# Transliteration of names



## Christhiane

Since learning how to read Hangul (the alphabet), I've realised that many names are being transliterated quite a bit differently than what I would expect.

An example is the surname 이, which is transliterated to Lee. 

Is this because names are originally Hanja characters? And does anyone know where I might find any guidlines about the transliteration of Korean names?


----------



## glaspalatset

Whether to transliterate 이 in last name into Lee or Yi is a controversial one and some linguists argue that it should be Yi which is more close to the actual prononcuation, rather than conventional Lee (which most of us would prefer to use now).

There are guidelines, but there is no rule that enforces how each word should transliate to Roman alphabet. Korean English name is what you write down when you first go to apply for your passport for the first time.

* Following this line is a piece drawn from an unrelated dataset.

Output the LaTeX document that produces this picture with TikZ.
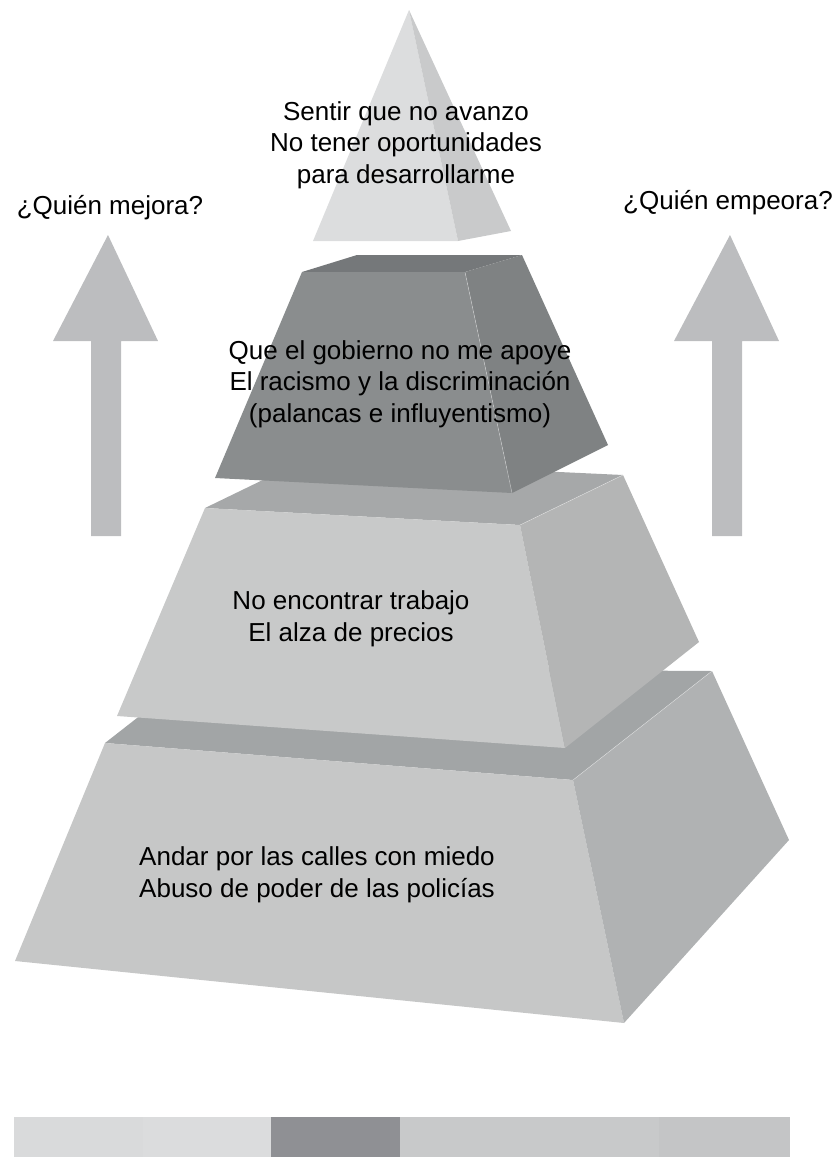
\documentclass[tikz,border=0pt]{standalone}
\usepackage{fontspec}
\setmainfont{Liberation Sans}
\usepackage{tikz}
\usetikzlibrary{positioning, calc}
\usepackage{xcolor}
\definecolor{peakfront}{RGB}{220, 221, 222}
\definecolor{peakside}{RGB}{201, 202, 203}
\definecolor{darkfront}{RGB}{138, 141, 142}
\definecolor{darkside}{RGB}{127, 130, 131}
\definecolor{darktop}{RGB}{117, 120, 122}
\definecolor{midfront}{RGB}{200, 201, 201}
\definecolor{midside}{RGB}{180, 181, 181}
\definecolor{midtop}{RGB}{166, 168, 169}
\definecolor{basefront}{RGB}{198, 199, 199}
\definecolor{baseside}{RGB}{176, 178, 179}
\definecolor{basetop}{RGB}{162, 165, 166}
\definecolor{arrowgray}{RGB}{188, 189, 191}
\definecolor{barA}{RGB}{217, 218, 219}
\definecolor{barB}{RGB}{219, 220, 221}
\definecolor{barC}{RGB}{143, 144, 148}
\definecolor{barD}{RGB}{200, 201, 202}
\definecolor{barE}{RGB}{196, 197, 198}

\begin{document}
\begin{tikzpicture}[x=1pt, y=-1pt,
    pyrtext/.style={font=\fontsize{26}{31.5}\selectfont, align=center, inner sep=0pt},
    ridge/.style={draw=white, draw opacity=0.45, line width=0.5pt}]
  \useasboundingbox (0,0) rectangle (838,1157);

  % base block
  \fill[basetop] (105,743) -- (201,668) -- (712,671) -- (573,780) -- cycle;
  \fill[basefront] (105,743) -- (573,780) -- (624,1023) -- (15,961) -- cycle;
  \fill[baseside] (573,780) -- (712,671) -- (789,840) -- (624,1023) -- cycle;
  \draw[ridge] (573,780) -- (712,671);

  % third block
  \fill[midtop] (205,508) -- (304,460) -- (623,475) -- (520,525) -- cycle;
  \fill[midfront] (205,508) -- (520,525) -- (565,748) -- (117,716) -- cycle;
  \fill[midside] (520,525) -- (623,475) -- (699,642) -- (565,748) -- cycle;
  \draw[ridge] (520,525) -- (623,475);

  % dark block
  \fill[darktop] (302,272) -- (357,255) -- (522,255) -- (465,272) -- cycle;
  \fill[darkfront] (302,272) -- (465,272) -- (512,493) -- (215,478) -- cycle;
  \fill[darkside] (465,272) -- (522,255) -- (608,445) -- (512,493) -- cycle;
  \draw[ridge] (465,272) -- (512,493);

  % peak
  \fill[peakfront] (409,10) -- (313,241) -- (458,241) -- cycle;
  \fill[peakside] (409,10) -- (458,241) -- (511,231) -- cycle;

  % side arrows
  \fill[arrowgray] (108,235) -- (158,341) -- (121,341) -- (121,536)
    -- (91,536) -- (91,341) -- (53,341) -- cycle;
  \fill[arrowgray] (730,235) -- (779,341) -- (742,341) -- (742,536)
    -- (712,536) -- (712,341) -- (674,341) -- cycle;

  % colour bar
  \fill[barA] (14,1117) rectangle (143,1157);
  \fill[barB] (143,1117) rectangle (271,1157);
  \fill[barC] (271,1117) rectangle (400,1157);
  \fill[barD] (400,1117) rectangle (529,1157);
  \fill[barD] (529,1117) rectangle (659,1157);
  \fill[barE] (659,1117) rectangle (790,1157);

  \node[pyrtext] (peak) at (406,145) {Sentir que no avanzo\\No tener oportunidades\\para desarrollarme};
  \node[pyrtext] (dark) at (400,384) {Que el gobierno no me apoye\\El racismo y la discriminación\\(palancas e influyentismo)};
  \node[pyrtext] (mid) at (351,619) {No encontrar trabajo\\El alza de precios};
  \node[pyrtext] (base) at (317,875) {Andar por las calles con miedo\\Abuso de poder de las policías};
  \node[pyrtext] (better) at (110,208) {¿Quién mejora?};
  \node[pyrtext] (worse) at (728,203) {¿Quién empeora?};
\end{tikzpicture}
\end{document}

You might want to check out this Wikipedia article named "Korean names"

Hope this helps.


----------



## Christhiane

감사함니다. It helped. =)


----------



## yiying

If my name is Kung Yi Ying in English, how I translate it??
Can anyone help me??
If you know what is my name in korean, you may send to my mail

Thank you very very much...
Kamsahamnida!!


----------



## nhk9

킁이잉 --> keung (y)i (y)ing

But if your name is of Chinese? origin, you can always look up the Korean pronunciation for the characters in your Chinese? name individually.


----------



## branchsnapper

Most surnames were often transliterated before the new system of the year 2000, and people had their names that way on official documents etc, and became used to them. Therefore they often still correspond to other older systems, or the whim of the individual. Common ones are:

이 Lee, Rhee, Yi (A single "I" is very uncommon)
김 Kim
문 Moon
최 Choi
박 Park


----------